Le président remonte dans les sondages. Depuis deux mois, il voit sa cote de popularité revenir vers son niveau antérieur à la révolte des gilets jaunes. Sans doute, le 26 mai, la liste qu’il soutiendra aux élections européennes fera un score honorable, talonnera le Front national, recréant les conditions du duel où il se croit en position de force, entre droite libérale et droite autoritaire, entre orléanisme et bonapartisme. Alors, il sera à nouveau capable d’imposer la politique qui, depuis l’automne, est si vivement récusée par le peuple. Serait-ce un miracle ? Le retour, dans sa geste personnelle, à une fortune qui l’avait momentanément abandonné ? Rien de tout cela, mais un mécanisme éprouvé maintes fois dans l’histoire. Le même mécanisme qui conduisit le parti de l’Ordre, en 1848, à mater la révolte sociale qui avait permis son avènement ; le même mécanisme qui conduisit un pays progressiste en février, à élire, en avril, une constituante conservatrice.
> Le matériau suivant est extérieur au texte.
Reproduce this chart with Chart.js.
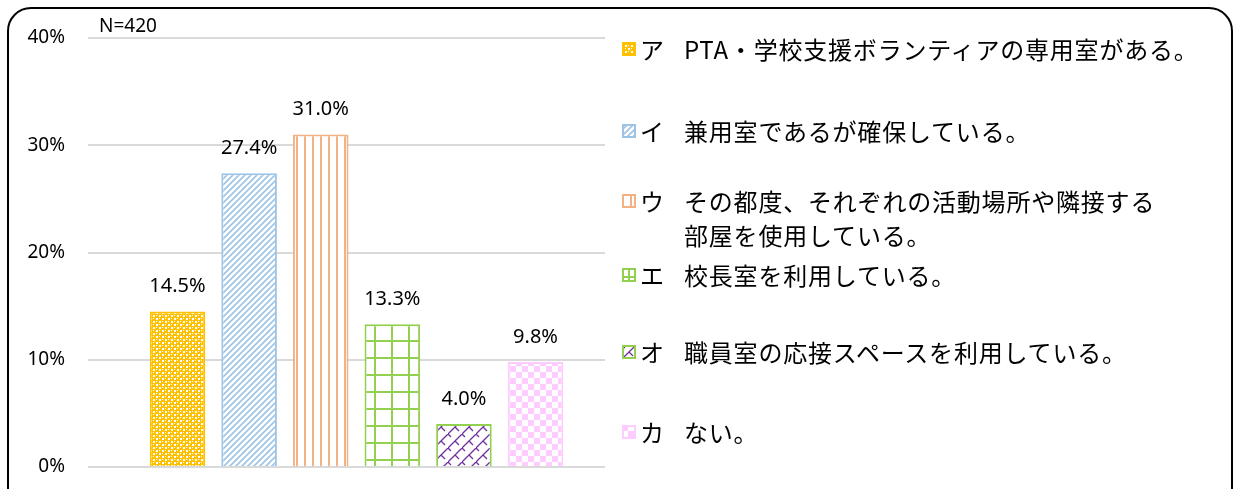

La France est éruptive, désireuse de justice sociale, mais elle craint autant l’anarchie qu’elle aime l’égalité. Son vieil instinct de propriétaire lui commande de s’en tenir à l’écart comme le chat se méfie de l’eau. L’agitation, lorsqu’elle perdure, effraie toujours les honnêtes gens et rebuta jusqu’aux beaux esprits qui avaient aimé Voltaire mieux que Diderot, et Diderot, mieux que Rousseau. Les mêmes qui, dans l’enthousiasme de l’été 1789, avaient voté l’abolition des privilèges et la déclaration des droits de l’Homme et du citoyen, virent d’un mauvais œil, dès l’automne, une Révolution qui prétendait aller jusqu’à son taquet. Soixante ans plus tard, après la chute de Louis-Philippe, l’espoir vécut moins d’un printemps. Au premier scrutin, l’électorat confia les destinées du pays aux représentants du parti de l’Ordre. Sur la marmite révolutionnaire, ceux-ci placèrent un couvercle de fonte qui ne sauta qu’après vingt ans de règne, une guerre humiliante et le siège de Paris.
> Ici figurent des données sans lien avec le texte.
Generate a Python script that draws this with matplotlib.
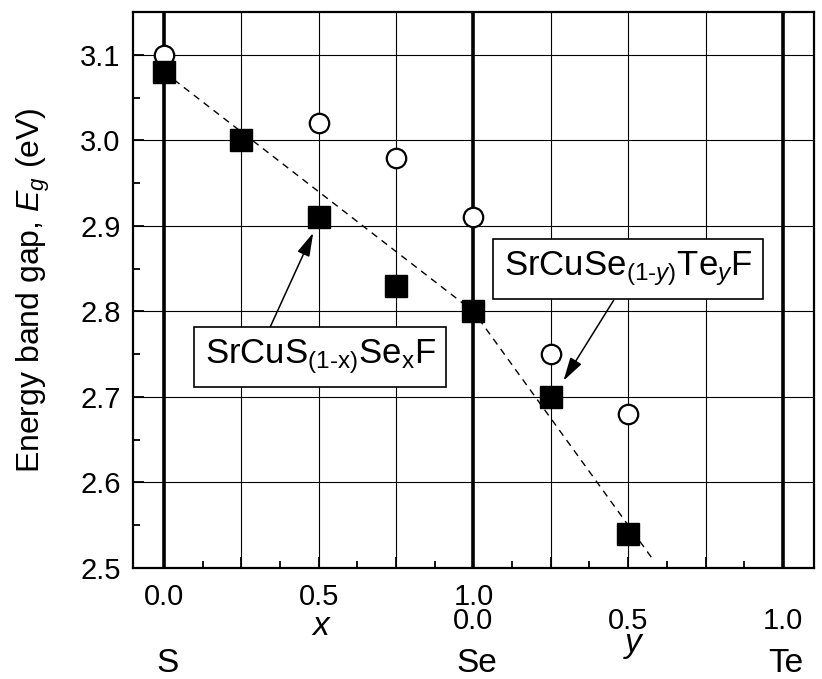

Voici, maintenant, le point où nous en sommes. Depuis qu’il a recouvré ses esprits à la mi-décembre, le gouvernement applique la stratégie du pourrissement. D’abord, des annonces en pagaille, afin que le peuple écoute, afin qu’il demeure dans l’expectative. Ensuite, le grand débat : deux mois entiers de catharsis populaire et de tournée présidentielle aux quatre coins de la République, étrange réconciliation d’un roi élu et de son peuple, digne d’une enluminure du Moyen Âge. Enfin, peut-être, un référendum. L’interrogé devient l’interrogeant, l’élève redevient le maître, et la ploutocratie triomphante pourra bientôt se congratuler d’avoir terminé la fête des fous, remis en place l’ordre des choses, et empêché, entre autres, le rétablissement de l’impôt sur la fortune et le référendum d’initiative citoyenne. Il est vraisemblable que les questions posées, que les mesures adoptées par le gouvernement ne tiendront alors nullement compte des demandes de démocratie et d’égalité exprimées dans le peuple bien avant qu’on ne lui cédât la parole. Dans l’intervalle, la violence, savamment entretenue, aura nourri la peur, et la peur aura gagné la majorité de l’électorat actif. Les reliquats de protestation sont réprimés à coups de LBD et une proposition de loi rédigée par la droite, adoptée par la majorité avec les voix de l’extrême droite, vise à restreindre le droit de manifester. Un instant croyant, un moment incrédule, le peuple voit d’un seul coup ses espérances abolies.
Qu’advient-il ensuite ? Risquons-nous aux conjectures. Après 1848, il y eut le 18 Brumaire de Louis Bonaparte. Le pouvoir libéral-autoritaire mourut de ses propres contradictions, après avoir pavé la voie au despotisme. La comparaison s’arrête là ; l’histoire ne recommence jamais exactement. Nul doute cependant que le peuple, battu froid en 2019, se rappellera, en 2022, qu’on a ridiculisé ses espérances.